Om m’a appris de ne jamais expliquer ce que j’écris. C’est le doute qui plane sur des pensées de l’écrivain qui consacre aussi la valeur de sa pensée. Mais cette fois, je vais trahir ma foi. Dans certains angles, on peut penser à la tautologie. Je dis non. Ces mots, je les ai sciemment employés pour montrer leur divorce  à un moment donné. L’illusion et leurre sont des mots qui ont des valeurs polysémiques. Dans le déroulement de leurs champs lexicaux, ils peuvent s’imbriquer ici et s’exclure là. J’ai pris illusion comme ‘’croyance’’ et leurre comme ‘’erreur’’.  La mère de Kayéli voulait dire à sa fille que par sa foi, ce qui est déjà consacré peut être remis en cause.

 

Lorsque vous écrivez «  DIEU de l’Afrique fainéante »  avec grand ‘’ D’’  on en vient à se poser des questions ? Qu’avez-vous voulu signifier ?

J’exprime mon pessimisme quand je vois l’essence de l’homme noir.
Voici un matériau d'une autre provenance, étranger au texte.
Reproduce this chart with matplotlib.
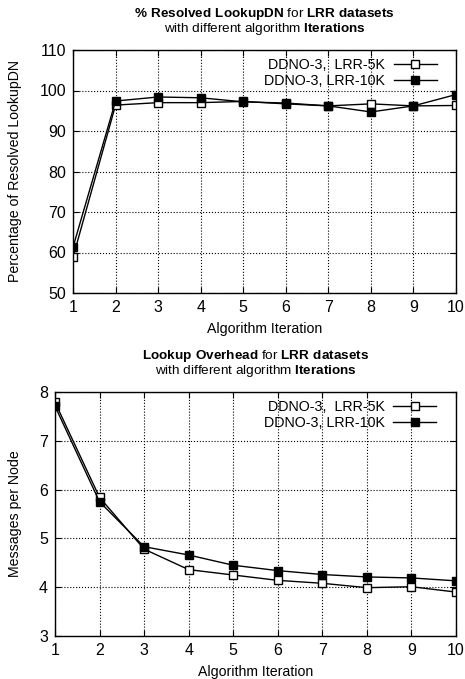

J’ai l’impression que la noirceur de notre peau est une malédiction divine. Partout, dans l’univers, l’Afrique et par ricochet l’homme noir, tisse en majorité sa natte sur celle déjà confectionnée par les Blancs. Regardez ! Notre façon de penser, de nous habiller, de nous donner des noms, de parler, de faire l’amour, de juger les autres, est calquée sur le mode de vie de l’homme Blanc. Cela fait longtemps que l’homme noir est sous le joug de la domination de l’homme Blanc. J’accuse Dieu. C’est ma conception. Je ne connais pas l’histoire de la création de l’humanité. Si je me trompe, c’est de bonne foi.

 

A la page 66 on lit «  Chacun était fier d’afficher le christianisme venu de l’occident comme un effet de civilisation. »  Un procès contre la religion ?

Non, pas de procès contre la religion. Je dénonce le mimétisme révoltant de l’homme noir. Tante N’Zouhô qui conseille la débauche sexuelle  à ses enfants et à sa nièce, chaque Dimanche, se montre elle aussi exemplaire en empruntant le chemin du temple. Cela ne répond à aucun devoir moral. Elle le fait parce que chez nous, aller à l’église c’est être comme le Blanc, notre modèle. Cet acte rappelle la soumission aveuglante que l’homme Blanc a léguée au peuple colonisé. Le chrétien noir pense qu’il est plus évolué, plus nanti spirituellement que son frère qui, sans temple, croit en Dieu.

 

Belle-côte, l’autre occident, le paradis terrestre…pour dire les choses comme vous. Vous nous donnez l’image d’une Afrique noire, aussi noire et même plus noire que  sa peau. C’est quoi le véritable message ?

Vous avez fait sortir le texte du contexte. J’ai fait la part des choses. Tout n’est pas noir chez l’homme noir. Dans mes diatribes généralisées, j’ai reproché aux Noirs leur manque de propreté car leur univers est insalubre. Je leur ai reproché leur ingérence dans l’intimité du voisin, l’abandon de leur langue, de leur dieu. Et aux Blancs, j’ai reproché leur inhospitalité, leur indifférence face à leur voisin, leur individualisme. En lisant donc cette partie, je ne fais aucunement montre d’un pessimisme exacerbé sur le destin de notre continent.

 

Avec isabelle Kayéli, quel  est le message qui est adressé aux lycéens et surtout à nos  Etats ?

Isabelle Kayéli est une lycéenne exemplaire. Elle est honnête, courageuse, sincère,  respectueuse. Face à la faim, elle ne cherche pas à survivre par la débauche sexuelle. Elle est une femme battante, une femme consciencieuse. Elle n’est pas une lycéenne envieuse. A travers elle, j’adresse aux lycéennes du pays un message d’intégrité morale, de vie débarrassée de l’impudicité, de la mendicité des notes, du gain facile. Je veux faire rêver nos jeunes filles qui, un jour, devront gagner leur pain à la sueur de leur front. Pour réussir cet idéal de vie, elles doivent s’empêcher d’emprunter des raccourcis, des chemins tortueux qui les exposent à l’éclaboussure de leur dignité.